Изменить размер шрифта - +

Она сидела с Халилом в холле отеля и пила обжигающий, сильно переслащенный чай. Через три дня будут снимать заключительные эпизоды «Арабских ночей». Но, как ни хотелось Ли удрать от удушающего зноя, у нее было такое чувство, словно она оставляет здесь частичку себя. Пыль, скученность, давка и даже вонь не мешали этому городу оставаться одним из самых восхитительных мест на земле.

– Знаешь, – задумчиво произнесла Ли, – иногда мне кажется, будто ты читаешь мои мысли.

Сколько раз за прошедшие два месяца было так, что стоило ей мысленно чего-нибудь пожелать, как всего через несколько минут Халил приносил ей это – словно по волшебству! Он всячески облегчал ее работу, вплоть до того, что его карманы всегда были набиты пиастрами, чтобы уплатить бакшиш – чаевые, или попросту взятку. Без этого здесь не обходилась ни одна сделка. Если не считать расстройства желудка – обычного для иностранцев в этой части земного шара, – съемки прошли исключительно гладко. Даже эпизоды в пустыне (ну подумаешь, верблюжьи плевки и пыльные бури!).

Халил улыбнулся.

– Как ни заманчиво объяснить это восточной магией, правда заключается в том, что твое лицо – открытая книга.

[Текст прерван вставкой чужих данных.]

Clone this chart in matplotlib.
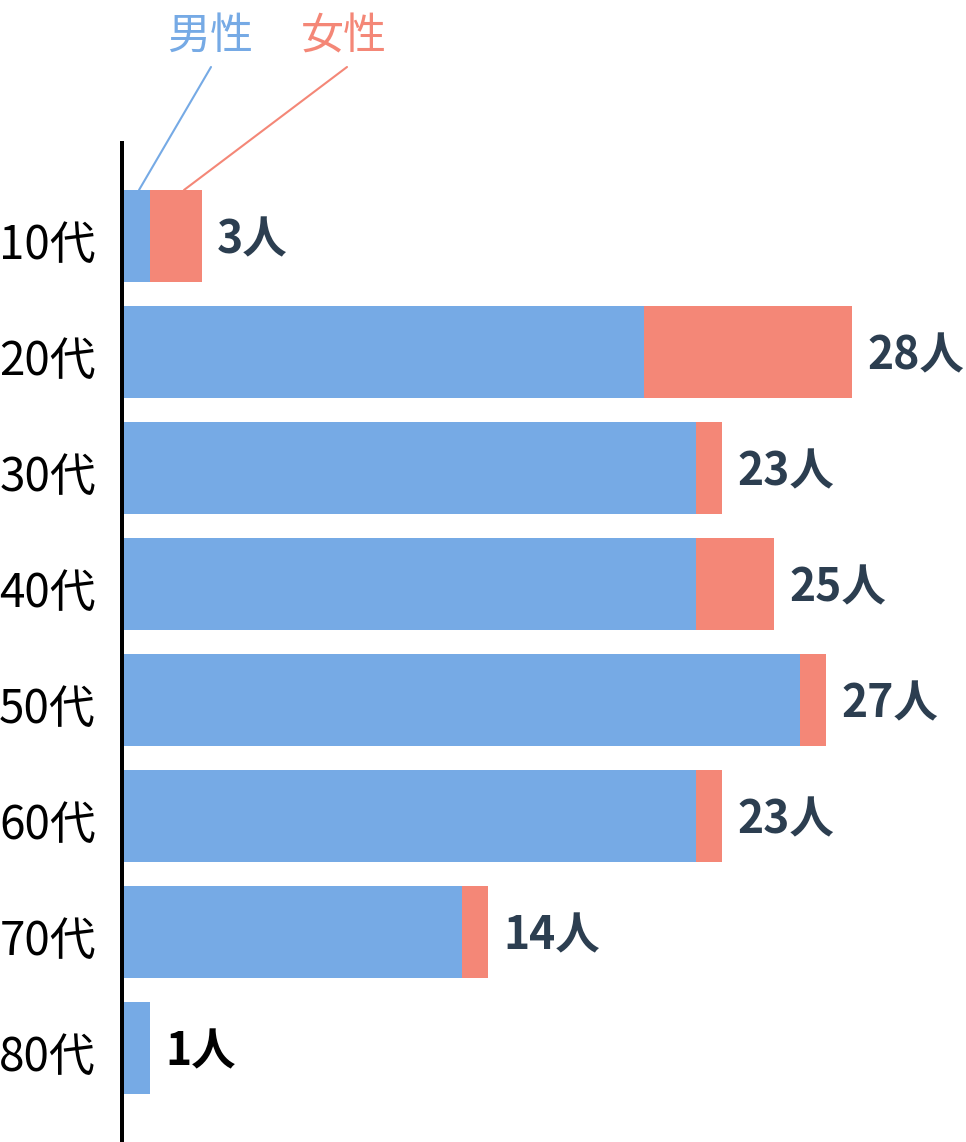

– Странно. Меня, наоборот, упрекали в скрытности.

– Просто они тебя не знали.

– А ты?

Их взгляды встретились.

– Я тебя знаю.

Странно, что он напоминает мне Мэтью, думала Ли, прислушиваясь к зарождающемуся в ней влечению – и сладкому, и мучительному.

– От скромности не умрешь, – пошутила она, делая вид, будто ее заинтересовал пожилой служитель в красной феске, время от времени подметавший пальмовой ветвью старинный персидский ковер.

Отель возвели на склоне горы, на широком искусственном карнизе. Он имел элегантный вид и напоминал архитектурные ансамбли колониального периода. Веерообразные окошки в потолке пропускали очищенный от примесей воздух; в блестящих кадках и корзинах кочевников росли раскидистые пальмы. Здесь была удобная мебель. В примыкающем кафе сидели кружком на полу, по-азиатски скрестив ноги, несколько мужчин – курили кальян и играли в карты. Еще одной приметой перемен была фигура полковника Сандерса в натуральную величину под полосатым красно-белым навесом, которая приглашала проголодавшихся прохожих отведать необычайно вкусных – пальчики оближешь – жареных цыплят по-кентуккски.

– Я знаю, что ты страдаешь, – продолжил разговор Халил. – Гораздо больше, чем хочешь показать.

– Никому не удается пройти по жизни без потерь.

Ли отвернулась и стала смотреть вдаль. С того места, где они сидели, за высоким решетчатым окном (решетка, как объяснил Халил, должна была защищать женщин от нескромных взоров) открывался великолепный вид на гавань, куда приходили суда со всех концов света, груженные яблоками из штата Вашингтон, голландской сгущенкой, китайскими тачками, корейскими покрышками. Рядом с верфью сгрудились у причала одномачтовые каботажные суда; грузчики перетаскивали разноцветные рулоны материи, сверкающие медь и золото, ковры и жемчуг.

– Как истинная американка ты, наверное, сейчас мысленно посылаешь меня куда подальше, – пошутил ее собеседник.

– Ты и впрямь меня знаешь.

– Не так, как хотелось бы.

Не успела Ли ответить, как Халил сменил тему разговора, предоставив ей гадать, действительно ли в его голосе прозвучали интимные нотки или ей почудилось.

Они провели остаток дня фотографируя близлежащие рынки, где Ли едва не поддалась искушению купить красивое золотое колье. Старая торговка с золотым кольцом в носу и татуировкой на подбородке взвесила изделие на аптечных весах, умножила (на карманном калькуляторе) цену одного грамма на вес и заверила Ли, что цена вполне умеренная – всего полторы тысячи долларов.